Zywulska, who never previously had written lyrics, wrote them to keep herself going in Auschwitz and set them to popular music of the day. They took fire in the camp, and because of them she was given a job in the Effektenkammer, the warehouse where were collected the belongings stripped from new female prisoners before they were gassed. This effectively kept Zywulska alive.
In Farewell, Auschwitz, Scheer took Zywulska’s satiric poems or fragments thereof and made free poetic adaptations, while Heggie, facing the impossiblity of finding the original tunes, created music which might have been of that era, either movie or Weill-like or folk melodies, even adding a bit of Chopin and Liszt. All of it, however, had an indefinable touch of today in harmonies or musical progressions.
Smith was again one of the singers, along with soprano Caitlin Lynch and mezzo soprano Sarah Larsen, also past graduates of Seattle Opera Young Artists Program, while the instrumental quintet included DeLuca, Shmidt, Gray, Sheppard, and Jonathan Green, double bass.
The lyrics are intense, moving portrayals of life in the camp and at the same time songs of resistance, brilliant writing by Scheer from Zywulska’s original words. Heggie’s music is equally brilliant, evocative of the era, descriptive of the words — and at times shocking in its impact, particularly in the final song, also titled “Farewell Auschwitz.” At the end, the three singers gripped hands and stood defiant:
Take off your striped clothes;
Kick off your clogs.
Stand with me.
Hold your shaved head high.
The song of freedom upon our lips
Will never, never die.
I was not the only one in the audience with tears in my eyes.

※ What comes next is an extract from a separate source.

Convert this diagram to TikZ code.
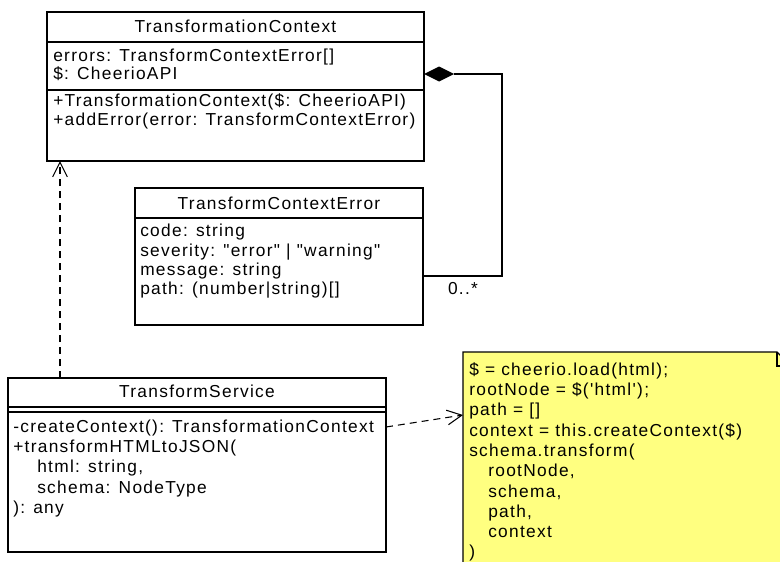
\documentclass[tikz,border=0pt]{standalone}
\usepackage{fontspec}
\setmainfont[LetterSpace=7.5, Ligatures=TeXOff]{Liberation Sans}
\usetikzlibrary{arrows.meta,calc}
\definecolor{noteyellow}{RGB}{255,255,128}
\begin{document}
\begin{tikzpicture}[x=0.75pt,y=-0.75pt,
  umlbox/.style={draw, line width=0.9pt, fill=white, inner sep=0pt, outer sep=0pt, anchor=north west},
  txt/.style={inner sep=0pt, anchor=base west, font=\fontsize{13}{15}\selectfont},
  ttl/.style={inner sep=0pt, anchor=base, font=\fontsize{13}{15}\selectfont},
  sepline/.style={line width=0.9pt},
  dep/.style={line width=0.8pt, dash pattern=on 5.25pt off 3.75pt, -{Straight Barb[length=11pt,width=11pt]}},
  assoc/.style={line width=0.9pt}]
\useasboundingbox (0,0) rectangle (780,561);
\fill[white] (0,0) rectangle (780,561);
\clip (0,0) rectangle (780,561);

% TransformationContext
\node[umlbox, minimum width=282.75pt, minimum height=111.75pt] (tc) at (47,12) {};
\draw[sepline] (47,42) -- (424,42);
\draw[sepline] (47,90) -- (424,90);
\node[ttl] (tc-t) at (235.5,32) {TransformationContext};
\node[txt] (tc-a1) at (53,61) {errors: TransformContextError[]};
\node[txt] (tc-a2) at (53,79) {\$: CheerioAPI};
\node[txt] (tc-m1) at (53,106) {+TransformationContext(\$: CheerioAPI)};
\node[txt] (tc-m2) at (53,125) {+addError(error: TransformContextError)};

% TransformContextError
\node[umlbox, minimum width=216pt, minimum height=102.75pt] (tce) at (135,188) {};
\draw[sepline] (135,218) -- (423,218);
\node[ttl] (tce-t) at (279,209) {TransformContextError};
\node[txt] (tce-a1) at (140,236) {code: string};
\node[txt] (tce-a2) at (140,256) {severity: "error" | "warning"};
\node[txt] (tce-a3) at (140,275) {message: string};
\node[txt] (tce-a4) at (140,294) {path: (number|string)[]};

% TransformService
\node[umlbox, minimum width=283.5pt, minimum height=130.5pt] (ts) at (8,378) {};
\draw[sepline] (8,407) -- (386,407);
\draw[sepline] (8,412) -- (386,412);
\node[ttl] (ts-t) at (197,397) {TransformService};
\node[txt] (ts-m1) at (13,432) {-createContext(): TransformationContext};
\node[txt] (ts-m2) at (13,452) {+transformHTMLtoJSON(};
\node[txt] (ts-m3) at (37,472) {html: string,};
\node[txt] (ts-m4) at (37,493) {schema: NodeType};
\node[txt] (ts-m5) at (13,513) {): any};

% Note
\node[inner sep=0pt, outer sep=0pt, minimum width=243.75pt, minimum height=186pt, anchor=north west] (note) at (463,352) {};
\draw[line width=0.9pt, fill=noteyellow] (463,352) -- (777,352) -- (791,366) -- (791,600) -- (463,600) -- cycle;
\draw[line width=0.9pt] (777,352) -- (777,366) -- (791,366);
\node[txt] (n1) at (469,375) {\$ = cheerio.load(html);};
\node[txt] (n2) at (469,395) {rootNode = \$('html');};
\node[txt] (n3) at (469,415) {path = []};
\node[txt] (n4) at (469,436) {context = this.createContext(\$)};
\node[txt] (n5) at (469,456) {schema.transform(};
\node[txt] (n6) at (488,476) {rootNode,};
\node[txt] (n7) at (488,497) {schema,};
\node[txt] (n8) at (488,517) {path,};
\node[txt] (n9) at (488,537) {context};
\node[txt] (n10) at (469,557) {)};

% Connectors
\draw[dep] ([xshift=39pt]ts.north west) -- ([xshift=9.75pt]tc.south west);
\draw[dep] ([yshift=-36.75pt]ts.north east) -- ([yshift=-47.25pt]note.north west);
\coordinate (dtip) at ([yshift=-46.5pt]tc.north east);
\fill (dtip) -- ++(15,-7.5) -- ++(15,7.5) coordinate (dend) -- ++(-15,7.5) -- cycle;
\draw[assoc] (dend) -- (502,74) -- (502,276) -- ([yshift=-66pt]tce.north east);
\node[ttl] (mult) at (463,294) {0..*};
\end{tikzpicture}
\end{document}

I would have preferred Lynch and Larsen to pitch their voices a little more softly at times, given that Nordstrom holds only 540 seats rather than 3,000, but that was my only quibble.
Two instrumental works completed the program. Laszlo Weiner’s String Trio—Serenade of 1938 introduced us to a fine work from a composer whose life was cut short in 1944 in Lukov labor camp. It was well played by Shmidt, violist Susan Gulkis Assadi, and cellist Mara Finkelstein, and worth hearing again.
The concert opened with a 1930 violin-and-piano adaptation of a suite from Weill’s The Three Penny Opera, done by a close friend of Weill’s, Stefan Frankel, who eventually became concertmaster of the Metropolitan Opera orchestra. It’s a showy and difficult violin part—shades of Paganini—but the performance sounded as though it was a first rehearsal by pianist (and founder and moving spirit of MOR) Mina Miller and violinist Leonid Keylin. Keylin, an excellent violinist, brought no soul to this. The work didn’t seem to speak to him, so it also didn’t speak to us.